How lasting is Snyder's greatness? On Oct. 21, the game's oldest coach (Snyder) will meet the youngest coach (Oklahoma's Riley).

Big 12 Championship Game

The league has gone all-in on its playoff chase by reinstituting its championship game it staged from 1996-2010.

As the first league to miss the 3-year old College Football Playoff twice, the Big 12 desperately needs to be a participant in 2017 to revive it flagging rep.

Having stepped back from expansion, league leaders decided a champ game would provide the proper juice for the Big 12 winner -- who can forget that 13th game "data point"? -- as well as $3 million per school in annual revenue.

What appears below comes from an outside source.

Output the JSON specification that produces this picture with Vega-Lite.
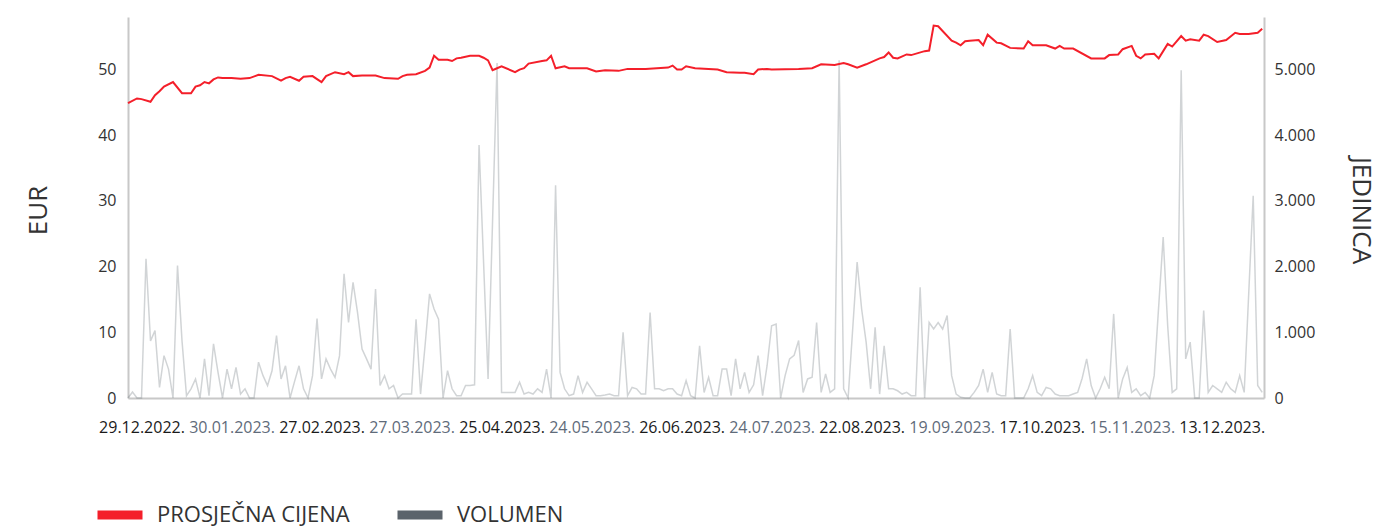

The Big 12 will be the only league that automatically matches its two best teams (instead of division winners). That makes it more likely two 11-1 teams square off where there can be no "loser" in the CFP's eyes.

The game is also guaranteed to be a rematch in the only conference that plays a true round-robin.

Beware: During those 15 years, the Big 12 champ game was the most volatile around. The league lost at least four possible BCS title game participants due to upsets.